The Americans, Shane Bauer and Josh Fattal, both 29, were arrested along with another American, Sarah Shourd, as they hiked along the Iran-Iraq border in July 2009. Last month, Bauer and Fattal were sentenced to eight years in prison.
Shourd was released in September 2010 on medical and humanitarian grounds after posting $500,000 bail.
In Washington, Secretary of State Hillary Rodham Clinton said she was “encouraged” by Ahmadinejad’s comments. There was no immediate reaction from the families of Bauer or Fattal.
The promise to free the hikers could eliminate a key flash point in relations between Iran and the United States, although many more remain. It comes just weeks before Ahmadinejad is due to visit New York for the annual U.N. General Assembly meeting, and it coincides with other conciliatory actions by Iran, including a letter to European Union officials offering new talks on Iran’s nuclear program.
It was not clear, however, whether Iran’s diplomatic outreach included the kinds of concessions that Western officials say would be necessary to resume talks that broke down in January.

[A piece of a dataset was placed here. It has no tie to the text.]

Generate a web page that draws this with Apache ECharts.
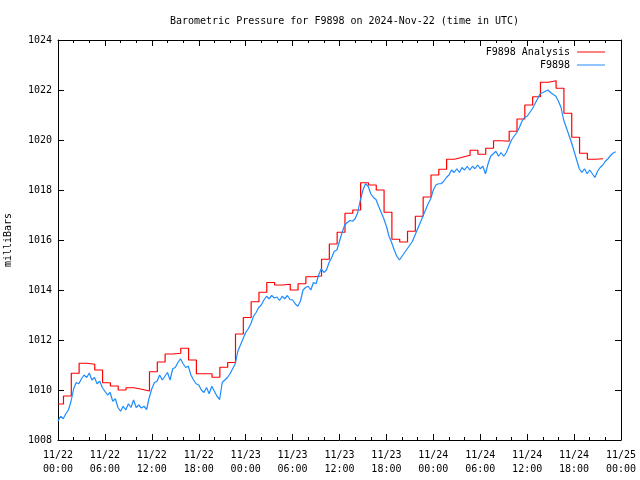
<!DOCTYPE html>
<html>
<head>
<meta charset="utf-8">
<script src="https://cdn.jsdelivr.net/npm/echarts@6/dist/echarts.min.js"></script>
<style>html,body{margin:0;padding:0;background:#fff}#c{width:640px;height:480px}</style>
</head>
<body>
<div id="c"></div>
<script>
// ---- data ----
var titleText = 'Barometric Pressure for F9898 on 2024-Nov-22 (time in UTC)';
var yAxisName = 'milliBars';
var seriesNames = ['F9898 Analysis', 'F9898'];
var xTickLabels = ['11/22\n00:00','11/22\n06:00','11/22\n12:00','11/22\n18:00',
  '11/23\n00:00','11/23\n06:00','11/23\n12:00','11/23\n18:00',
  '11/24\n00:00','11/24\n06:00','11/24\n12:00','11/24\n18:00','11/25\n00:00'];
// hours since 11/22 00:00 where each analysis step begins (last entry = end of last step)
var analysisTimes = [0,0.7,1.7,2.7,3.7,4.7,5.7,6.7,7.7,8.7,9.7,10.7,11.7,12.7,13.7,14.7,15.7,16.7,17.7,18.7,19.7,
  20.7,21.7,22.7,23.7,24.7,25.7,26.7,27.7,28.7,29.7,30.7,31.7,32.7,33.7,34.7,35.7,36.7,37.7,38.7,39.7,
  40.7,41.7,42.7,43.7,44.7,45.7,46.7,47.7,48.7,49.7,50.7,51.7,52.7,53.7,54.7,55.7,56.7,57.7,58.7,59.7,
  60.7,61.7,62.7,63.7,64.7,65.7,66.7,67.7,68.7,69.7];
var analysisValues = [1009.44,1009.76,1010.67,1011.07,1011.03,1010.8,1010.29,1010.16,1010.0,1010.09,1010.03,
  1009.96,1010.73,1011.12,1011.44,1011.47,1011.67,1011.2,1010.65,1010.65,1010.51,
  1010.91,1011.1,1012.24,1012.9,1013.53,1013.91,1014.3,1014.2,1014.23,1014.0,
  1014.25,1014.53,1014.56,1015.23,1015.84,1016.31,1017.07,1017.2,1018.29,1018.2,
  1018.0,1017.11,1016.03,1015.92,1016.35,1016.95,1017.72,1018.6,1018.83,1019.23,
  1019.31,1019.39,1019.59,1019.43,1019.67,1019.97,1019.95,1020.35,1020.84,1021.4,
  1021.73,1022.31,1022.37,1022.07,1021.07,1020.11,1019.47,1019.23,1019.25,1019.25];
// station observations, one every 20 minutes starting 11/22 00:00
var obsStartHour = 0;
var obsStepMinutes = 20;
var obsValues = [
  1008.75,1008.95,1008.85, 1009.05,1009.2,1009.55, 1010.05,1010.3,1010.25, 1010.45,1010.6,1010.5,
  1010.68,1010.4,1010.5, 1010.25,1010.35,1010.1, 1009.95,1009.8,1009.9, 1009.55,1009.65,1009.3,
  1009.15,1009.35,1009.2, 1009.45,1009.3,1009.6, 1009.3,1009.4,1009.28, 1009.35,1009.22,1009.7,
  1010.05,1010.3,1010.35, 1010.6,1010.4,1010.55, 1010.7,1010.4,1010.85, 1010.9,1011.1,1011.25,
  1011.05,1010.9,1010.95, 1010.6,1010.4,1010.25, 1010.2,1010.0,1009.9, 1010.1,1009.85,1010.15,
  1009.95,1009.75,1009.62, 1010.3,1010.4,1010.5, 1010.65,1010.85,1011.05, 1011.55,1011.8,1012.05,
  1012.3,1012.45,1012.65, 1012.95,1013.1,1013.3, 1013.4,1013.6,1013.75, 1013.65,1013.78,1013.68,
  1013.72,1013.58,1013.75, 1013.65,1013.78,1013.62, 1013.6,1013.45,1013.35, 1013.55,1014.0,1014.1,
  1014.15,1014.0,1014.3, 1014.25,1014.6,1014.85, 1014.7,1014.8,1015.1, 1015.3,1015.55,1015.6,
  1015.95,1016.3,1016.6, 1016.7,1016.78,1016.75, 1016.85,1017.1,1017.6, 1018.0,1018.25,1018.15,
  1017.85,1017.7,1017.62, 1017.35,1017.1,1016.85, 1016.55,1016.15,1015.9, 1015.6,1015.35,1015.2,
  1015.35,1015.5,1015.65, 1015.8,1015.95,1016.2, 1016.45,1016.7,1016.95, 1017.2,1017.45,1017.65,
  1018.0,1018.2,1018.25, 1018.25,1018.35,1018.5, 1018.6,1018.8,1018.7, 1018.85,1018.7,1018.9,
  1018.8,1018.95,1018.8, 1018.95,1018.85,1019.0, 1018.85,1018.95,1018.65, 1019.05,1019.35,1019.45,
  1019.55,1019.35,1019.5, 1019.35,1019.5,1019.75, 1020.0,1020.15,1020.3, 1020.5,1020.75,1020.9,
  1020.95,1021.1,1021.25, 1021.45,1021.65,1021.85, 1021.9,1021.95,1022.0, 1021.9,1021.82,1021.75,
  1021.55,1021.3,1020.8, 1020.5,1020.2,1019.9, 1019.55,1019.2,1018.85, 1018.7,1018.85,1018.65,
  1018.8,1018.65,1018.5, 1018.75,1018.9,1019.0, 1019.15,1019.25,1019.38, 1019.48,1019.53];

// ---- chart ----
var FONT = 'DejaVu Sans Mono';
var analysisData = analysisTimes.map(function (t, i) { return [t, analysisValues[i]]; });
var obsData = obsValues.map(function (v, i) { return [obsStartHour + i * obsStepMinutes / 60, v]; });

function xAxisCfg(pos, labels) {
  return {
    type: 'value', position: pos, min: 0, max: 72, interval: 6,
    axisLine: { show: true, onZero: false, lineStyle: { color: '#000', width: 1 } },
    axisTick: { show: true, inside: true, length: 6, lineStyle: { color: '#000' } },
    minorTick: { show: true, splitNumber: 3, length: 3, lineStyle: { color: '#000' } },
    splitLine: { show: false },
    axisLabel: labels ? {
      show: true, color: '#000', fontFamily: FONT, fontSize: 10, lineHeight: 14, margin: 8,
      formatter: function (v) { return xTickLabels[Math.round(v / 6)]; }
    } : { show: false }
  };
}
function yAxisCfg(pos, labels) {
  return {
    type: 'value', position: pos, min: 1008, max: 1024, interval: 2,
    name: labels ? yAxisName : '', nameLocation: 'middle', nameGap: 45, nameRotate: 90,
    nameTextStyle: { color: '#000', fontFamily: FONT, fontSize: 10 },
    axisLine: { show: true, onZero: false, lineStyle: { color: '#000', width: 1 } },
    axisTick: { show: true, inside: true, length: 6, lineStyle: { color: '#000' } },
    splitLine: { show: false },
    axisLabel: labels ? {
      show: true, color: '#000', fontFamily: FONT, fontSize: 10, margin: 6,
      formatter: function (v) { return String(v); }
    } : { show: false }
  };
}

var chart = echarts.init(document.getElementById('c'), null, { renderer: 'canvas' });
chart.setOption({
  animation: false,
  backgroundColor: '#fff',
  title: {
    text: titleText, left: 339.5, textAlign: 'center', top: 11,
    textStyle: { color: '#000', fontFamily: FONT, fontSize: 10, fontWeight: 'normal' }
  },
  legend: {
    orient: 'vertical', right: 30, top: 42, align: 'right', itemGap: 3,
    itemWidth: 28, itemHeight: 11,
    textStyle: { color: '#000', fontFamily: FONT, fontSize: 10, padding: [0, 2, 0, 0] },
    data: [
      { name: seriesNames[0], icon: 'path://M0,5 L28,5 L28,6 L0,6 Z' },
      { name: seriesNames[1], icon: 'path://M0,5 L28,5 L28,6 L0,6 Z' }
    ]
  },
  grid: { left: 58, right: 19, top: 40, bottom: 40, containLabel: false, outerBoundsMode: 'none' },
  xAxis: [xAxisCfg('bottom', true), xAxisCfg('top', false)],
  yAxis: [yAxisCfg('left', true), yAxisCfg('right', false)],
  series: [
    {
      name: seriesNames[0], type: 'line', step: 'end', data: analysisData,
      showSymbol: false, symbol: 'none', color: '#ff0000',
      lineStyle: { color: '#ff0000', width: 1.2 }, z: 2
    },
    {
      name: seriesNames[1], type: 'line', data: obsData,
      showSymbol: false, symbol: 'none', color: '#1e8cff',
      lineStyle: { color: '#1e8cff', width: 1.2 }, z: 3
    }
  ]
});
</script>
</body>
</html>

In the interview Tuesday, Ahmadinejad suggested he was open to a resolution of the standoff over the country’s uranium-enrichment program, although apparent deals have fallen apart in the past.
$500,000 bail demanded
Masoud Shafiei, a lawyer representing the hikers, said he had been told by court officials that each of them would have to pay $500,000 in bail, as Shourd had to do. He said the bond was being demanded because, even though Bauer and Fattal have been convicted, their case is open to appeal and a final verdict has not been rendered.
“Basically if they don’t pay their bail, they won’t be freed,” Shafiei said. “I don’t know who arranged this, the court or the president. The judiciary has said that everything is being done according to their procedures.”
Ahmadinejad said Bauer and Fattal will be “free to choose” how they return to the United States. Ahmadinejad’s decision to pardon the men is subject to review by Iran’s clerical authorities.
Bauer, Fattal and Shourd were hiking in the mountains of Iraq’s northern Kurdish region on July 31, 2009, when, according to their families, they strayed across the border by accident. Authorities in Tehran confirmed three days later that the three had been arrested, and an Iranian Arabic-language television network quoted police sources as saying the hikers were “CIA agents.”
Bauer and Shourd were free-lance journalists who were living together in Damascus, Syria, where Shourd also taught English and was studying Arabic, friends and relatives said. Fattal is a friend of Bauer’s who was visiting the Middle East to explore his father’s roots in Iraq. All three graduated from the University of California at Berkeley.